**Given exercise:** Write the lines out exactly as they stand, from the one containing "Emit a Python" through the one containing "import plotly.graph_objects as go", and only those. Omit pictures.

**Rows from a dataset of charts and code:**
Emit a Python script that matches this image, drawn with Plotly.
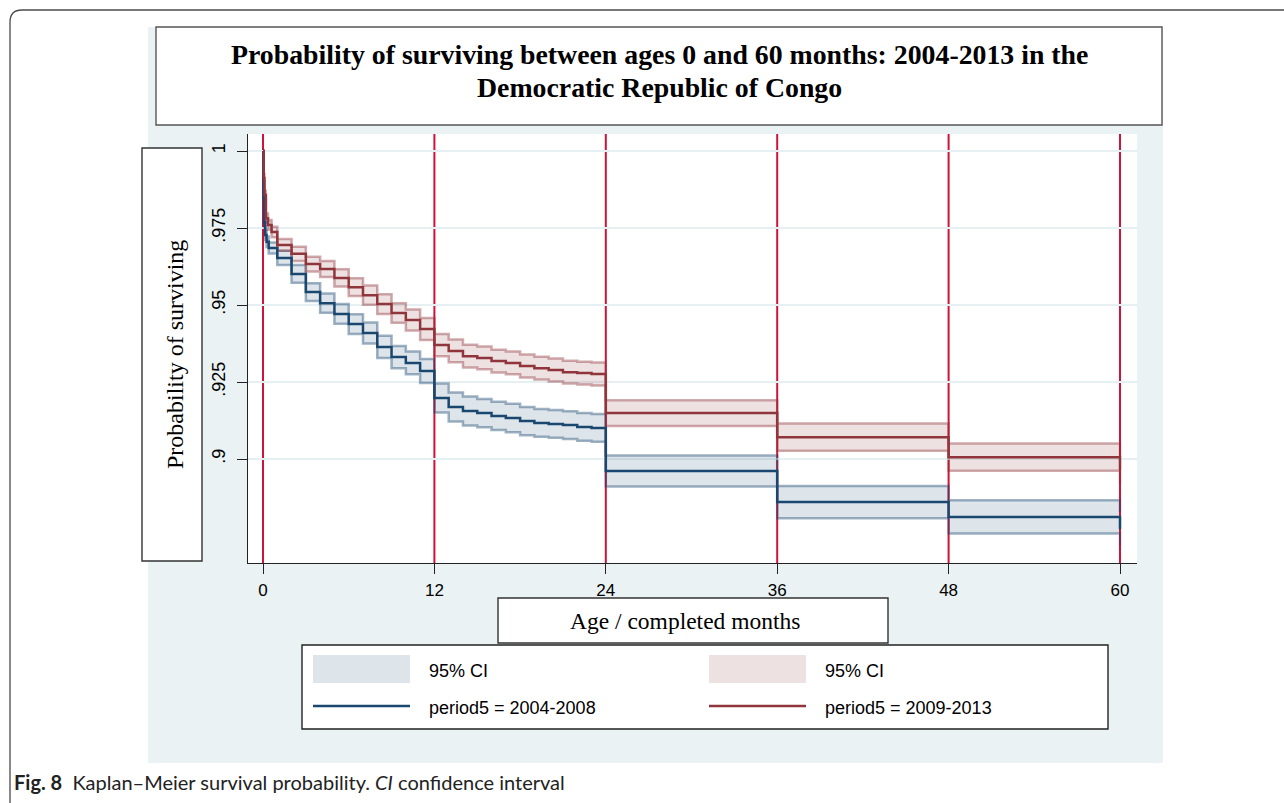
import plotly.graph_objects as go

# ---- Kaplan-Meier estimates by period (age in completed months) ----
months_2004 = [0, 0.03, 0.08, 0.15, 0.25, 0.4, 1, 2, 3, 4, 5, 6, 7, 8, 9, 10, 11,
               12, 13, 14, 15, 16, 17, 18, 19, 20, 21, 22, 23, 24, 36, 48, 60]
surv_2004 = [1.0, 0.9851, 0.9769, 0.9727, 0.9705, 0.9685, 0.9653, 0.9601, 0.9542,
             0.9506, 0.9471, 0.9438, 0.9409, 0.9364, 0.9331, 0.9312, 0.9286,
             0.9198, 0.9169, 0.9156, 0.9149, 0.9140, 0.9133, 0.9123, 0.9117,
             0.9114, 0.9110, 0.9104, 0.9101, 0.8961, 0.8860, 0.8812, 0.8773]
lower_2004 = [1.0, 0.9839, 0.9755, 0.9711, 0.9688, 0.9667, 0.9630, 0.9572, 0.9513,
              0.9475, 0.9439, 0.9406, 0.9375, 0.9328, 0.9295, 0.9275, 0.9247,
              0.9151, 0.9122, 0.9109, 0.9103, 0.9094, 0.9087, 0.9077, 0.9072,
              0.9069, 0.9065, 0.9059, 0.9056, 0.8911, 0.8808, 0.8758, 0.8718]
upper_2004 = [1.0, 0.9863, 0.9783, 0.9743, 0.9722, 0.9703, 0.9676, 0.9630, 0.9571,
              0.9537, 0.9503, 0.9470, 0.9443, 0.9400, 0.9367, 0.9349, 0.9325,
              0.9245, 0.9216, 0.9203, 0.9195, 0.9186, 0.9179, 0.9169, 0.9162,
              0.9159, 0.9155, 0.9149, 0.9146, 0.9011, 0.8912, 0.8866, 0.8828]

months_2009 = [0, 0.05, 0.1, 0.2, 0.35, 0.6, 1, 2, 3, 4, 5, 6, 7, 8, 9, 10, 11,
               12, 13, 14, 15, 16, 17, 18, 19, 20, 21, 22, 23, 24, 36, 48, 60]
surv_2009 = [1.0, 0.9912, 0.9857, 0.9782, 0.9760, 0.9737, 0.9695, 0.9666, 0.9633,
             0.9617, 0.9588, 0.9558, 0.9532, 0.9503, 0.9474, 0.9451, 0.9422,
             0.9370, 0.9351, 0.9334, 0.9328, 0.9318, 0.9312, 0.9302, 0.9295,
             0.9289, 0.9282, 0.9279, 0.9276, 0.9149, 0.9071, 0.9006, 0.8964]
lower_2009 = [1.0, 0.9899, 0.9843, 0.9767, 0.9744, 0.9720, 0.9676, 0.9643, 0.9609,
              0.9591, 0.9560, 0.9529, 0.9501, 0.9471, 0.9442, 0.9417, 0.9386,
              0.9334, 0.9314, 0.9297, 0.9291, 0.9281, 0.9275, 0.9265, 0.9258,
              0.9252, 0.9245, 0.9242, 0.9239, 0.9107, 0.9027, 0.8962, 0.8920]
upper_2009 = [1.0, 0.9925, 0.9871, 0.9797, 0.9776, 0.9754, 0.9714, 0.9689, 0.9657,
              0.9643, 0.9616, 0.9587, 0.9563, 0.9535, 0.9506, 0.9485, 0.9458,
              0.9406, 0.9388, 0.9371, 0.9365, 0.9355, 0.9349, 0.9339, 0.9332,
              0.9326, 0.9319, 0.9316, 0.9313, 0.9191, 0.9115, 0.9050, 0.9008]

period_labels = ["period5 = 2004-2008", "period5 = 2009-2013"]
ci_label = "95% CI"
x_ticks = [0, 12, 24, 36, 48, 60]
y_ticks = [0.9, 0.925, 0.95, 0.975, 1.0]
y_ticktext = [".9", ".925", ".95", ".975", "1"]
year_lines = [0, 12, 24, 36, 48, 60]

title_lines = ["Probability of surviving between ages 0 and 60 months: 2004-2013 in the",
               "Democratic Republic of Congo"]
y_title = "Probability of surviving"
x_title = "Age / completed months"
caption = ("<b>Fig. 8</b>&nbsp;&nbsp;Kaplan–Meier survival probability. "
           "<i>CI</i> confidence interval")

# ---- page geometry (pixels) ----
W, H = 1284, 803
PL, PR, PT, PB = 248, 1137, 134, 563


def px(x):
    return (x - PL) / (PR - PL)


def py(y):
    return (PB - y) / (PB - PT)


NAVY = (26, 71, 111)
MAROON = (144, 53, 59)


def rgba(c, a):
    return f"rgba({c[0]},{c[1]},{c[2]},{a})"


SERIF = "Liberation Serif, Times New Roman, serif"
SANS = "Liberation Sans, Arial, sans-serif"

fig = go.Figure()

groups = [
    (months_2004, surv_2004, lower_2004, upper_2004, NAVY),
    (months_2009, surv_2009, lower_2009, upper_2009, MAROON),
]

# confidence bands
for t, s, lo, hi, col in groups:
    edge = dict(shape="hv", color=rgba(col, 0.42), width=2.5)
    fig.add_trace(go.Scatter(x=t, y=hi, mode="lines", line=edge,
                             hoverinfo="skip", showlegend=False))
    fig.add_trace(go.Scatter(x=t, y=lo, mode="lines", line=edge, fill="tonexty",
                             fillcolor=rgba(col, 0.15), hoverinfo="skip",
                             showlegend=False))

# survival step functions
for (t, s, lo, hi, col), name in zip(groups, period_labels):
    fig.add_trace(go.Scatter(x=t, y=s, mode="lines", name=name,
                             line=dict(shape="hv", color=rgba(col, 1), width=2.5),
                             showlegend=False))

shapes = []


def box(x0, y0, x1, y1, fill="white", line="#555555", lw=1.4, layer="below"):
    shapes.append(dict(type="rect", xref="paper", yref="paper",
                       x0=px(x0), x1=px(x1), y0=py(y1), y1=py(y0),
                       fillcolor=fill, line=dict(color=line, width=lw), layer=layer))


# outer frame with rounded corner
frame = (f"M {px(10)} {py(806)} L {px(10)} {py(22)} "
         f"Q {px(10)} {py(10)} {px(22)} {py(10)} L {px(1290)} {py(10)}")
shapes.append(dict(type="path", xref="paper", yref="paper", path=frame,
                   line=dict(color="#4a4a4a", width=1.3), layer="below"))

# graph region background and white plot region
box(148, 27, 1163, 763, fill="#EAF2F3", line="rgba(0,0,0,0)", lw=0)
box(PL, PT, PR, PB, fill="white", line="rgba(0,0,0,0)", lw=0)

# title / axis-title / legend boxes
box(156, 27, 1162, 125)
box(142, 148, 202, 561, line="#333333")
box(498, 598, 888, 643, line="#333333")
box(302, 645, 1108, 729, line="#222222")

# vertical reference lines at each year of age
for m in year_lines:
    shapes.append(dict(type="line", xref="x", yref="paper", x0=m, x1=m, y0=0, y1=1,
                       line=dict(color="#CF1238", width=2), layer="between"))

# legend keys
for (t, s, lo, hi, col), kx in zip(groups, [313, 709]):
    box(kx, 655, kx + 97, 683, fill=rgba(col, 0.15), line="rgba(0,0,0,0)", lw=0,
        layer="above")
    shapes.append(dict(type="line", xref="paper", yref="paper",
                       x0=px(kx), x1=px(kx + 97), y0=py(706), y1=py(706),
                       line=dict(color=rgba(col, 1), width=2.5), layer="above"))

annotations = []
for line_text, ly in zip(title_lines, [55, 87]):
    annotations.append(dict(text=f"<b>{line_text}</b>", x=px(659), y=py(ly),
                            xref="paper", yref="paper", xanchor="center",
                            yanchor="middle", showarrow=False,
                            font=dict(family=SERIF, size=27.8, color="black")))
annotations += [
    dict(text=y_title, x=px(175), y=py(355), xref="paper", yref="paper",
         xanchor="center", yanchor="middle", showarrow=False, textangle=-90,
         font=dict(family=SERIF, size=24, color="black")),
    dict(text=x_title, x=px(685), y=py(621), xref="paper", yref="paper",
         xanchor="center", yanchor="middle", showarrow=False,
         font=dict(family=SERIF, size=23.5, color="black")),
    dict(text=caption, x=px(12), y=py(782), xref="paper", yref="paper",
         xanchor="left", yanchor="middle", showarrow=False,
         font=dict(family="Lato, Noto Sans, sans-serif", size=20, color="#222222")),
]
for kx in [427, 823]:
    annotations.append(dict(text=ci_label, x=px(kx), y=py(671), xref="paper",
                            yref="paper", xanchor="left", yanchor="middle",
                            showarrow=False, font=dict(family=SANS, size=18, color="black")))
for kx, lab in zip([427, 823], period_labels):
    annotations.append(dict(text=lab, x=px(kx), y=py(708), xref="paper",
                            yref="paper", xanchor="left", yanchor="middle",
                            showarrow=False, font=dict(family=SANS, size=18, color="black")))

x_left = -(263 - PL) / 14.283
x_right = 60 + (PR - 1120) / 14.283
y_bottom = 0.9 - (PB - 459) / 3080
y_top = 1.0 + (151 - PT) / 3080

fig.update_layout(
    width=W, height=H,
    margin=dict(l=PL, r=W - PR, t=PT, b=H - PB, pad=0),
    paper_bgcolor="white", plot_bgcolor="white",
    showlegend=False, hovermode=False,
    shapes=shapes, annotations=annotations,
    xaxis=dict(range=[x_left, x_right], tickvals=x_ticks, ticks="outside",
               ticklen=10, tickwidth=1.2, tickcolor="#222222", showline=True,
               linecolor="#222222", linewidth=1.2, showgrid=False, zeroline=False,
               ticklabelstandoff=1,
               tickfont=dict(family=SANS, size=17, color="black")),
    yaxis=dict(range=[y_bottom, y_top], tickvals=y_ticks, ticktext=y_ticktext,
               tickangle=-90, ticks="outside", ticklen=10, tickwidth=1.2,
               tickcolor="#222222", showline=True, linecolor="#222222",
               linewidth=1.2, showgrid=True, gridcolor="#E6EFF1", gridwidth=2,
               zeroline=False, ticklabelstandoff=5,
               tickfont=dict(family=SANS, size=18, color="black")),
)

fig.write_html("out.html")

...

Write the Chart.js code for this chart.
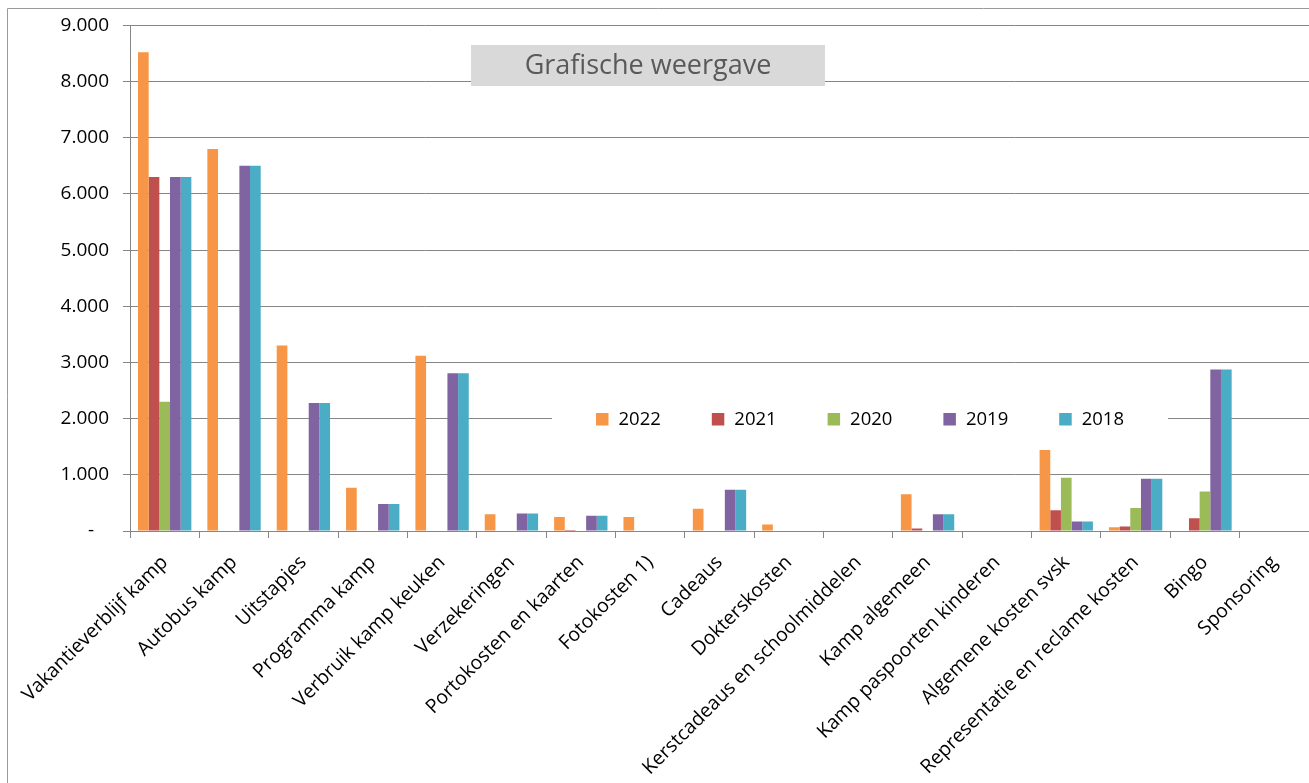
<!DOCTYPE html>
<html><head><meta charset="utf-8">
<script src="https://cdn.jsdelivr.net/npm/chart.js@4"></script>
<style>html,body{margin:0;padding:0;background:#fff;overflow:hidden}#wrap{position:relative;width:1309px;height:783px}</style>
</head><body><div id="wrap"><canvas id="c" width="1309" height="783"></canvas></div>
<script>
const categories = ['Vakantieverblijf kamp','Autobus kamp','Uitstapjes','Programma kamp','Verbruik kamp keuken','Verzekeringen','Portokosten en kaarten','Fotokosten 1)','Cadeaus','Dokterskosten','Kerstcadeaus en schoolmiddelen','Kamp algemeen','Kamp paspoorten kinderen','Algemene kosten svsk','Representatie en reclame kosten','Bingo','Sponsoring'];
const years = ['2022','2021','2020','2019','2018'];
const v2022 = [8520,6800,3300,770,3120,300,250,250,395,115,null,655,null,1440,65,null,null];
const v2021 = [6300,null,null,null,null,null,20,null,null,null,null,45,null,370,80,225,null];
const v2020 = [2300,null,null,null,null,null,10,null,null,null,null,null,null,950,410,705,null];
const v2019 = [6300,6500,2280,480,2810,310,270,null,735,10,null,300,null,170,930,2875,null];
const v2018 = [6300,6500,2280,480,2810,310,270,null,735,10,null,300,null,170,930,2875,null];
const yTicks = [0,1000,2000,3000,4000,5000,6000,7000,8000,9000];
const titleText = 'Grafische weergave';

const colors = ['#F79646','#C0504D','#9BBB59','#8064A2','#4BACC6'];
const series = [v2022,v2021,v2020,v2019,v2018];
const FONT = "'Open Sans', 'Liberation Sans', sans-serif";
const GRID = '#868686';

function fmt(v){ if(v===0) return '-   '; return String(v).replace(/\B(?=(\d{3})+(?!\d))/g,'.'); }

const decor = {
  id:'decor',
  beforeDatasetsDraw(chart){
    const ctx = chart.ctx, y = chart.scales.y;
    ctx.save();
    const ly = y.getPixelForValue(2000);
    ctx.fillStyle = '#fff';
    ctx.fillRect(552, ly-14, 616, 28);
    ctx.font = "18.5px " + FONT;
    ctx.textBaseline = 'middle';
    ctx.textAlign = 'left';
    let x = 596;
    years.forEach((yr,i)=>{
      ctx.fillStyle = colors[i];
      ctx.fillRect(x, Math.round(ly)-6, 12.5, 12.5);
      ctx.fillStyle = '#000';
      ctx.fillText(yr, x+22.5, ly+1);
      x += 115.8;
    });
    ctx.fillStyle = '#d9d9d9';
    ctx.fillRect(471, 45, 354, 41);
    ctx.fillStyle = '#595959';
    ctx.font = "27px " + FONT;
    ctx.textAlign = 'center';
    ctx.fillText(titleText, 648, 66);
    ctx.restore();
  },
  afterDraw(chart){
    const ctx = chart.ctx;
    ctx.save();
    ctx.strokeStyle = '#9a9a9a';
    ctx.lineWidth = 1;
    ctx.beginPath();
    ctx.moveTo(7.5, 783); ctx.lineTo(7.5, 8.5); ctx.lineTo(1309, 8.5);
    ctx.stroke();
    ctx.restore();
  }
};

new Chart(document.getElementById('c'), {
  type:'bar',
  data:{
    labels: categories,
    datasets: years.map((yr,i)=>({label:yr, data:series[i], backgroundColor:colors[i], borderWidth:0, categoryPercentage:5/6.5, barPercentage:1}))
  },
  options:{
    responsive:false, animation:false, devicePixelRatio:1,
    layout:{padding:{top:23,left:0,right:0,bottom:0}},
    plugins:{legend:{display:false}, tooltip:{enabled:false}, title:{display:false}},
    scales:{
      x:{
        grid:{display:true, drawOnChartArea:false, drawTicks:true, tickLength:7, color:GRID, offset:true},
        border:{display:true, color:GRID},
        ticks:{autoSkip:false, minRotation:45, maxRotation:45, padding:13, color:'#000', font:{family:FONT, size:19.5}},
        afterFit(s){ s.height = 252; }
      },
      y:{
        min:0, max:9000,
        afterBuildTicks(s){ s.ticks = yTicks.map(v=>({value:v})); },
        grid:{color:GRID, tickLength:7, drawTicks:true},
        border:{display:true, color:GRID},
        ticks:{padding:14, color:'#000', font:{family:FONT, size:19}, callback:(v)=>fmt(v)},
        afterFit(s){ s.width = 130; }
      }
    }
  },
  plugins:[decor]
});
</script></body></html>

**Exercise output:**
Emit a Python script that matches this image, drawn with Plotly.
import plotly.graph_objects as go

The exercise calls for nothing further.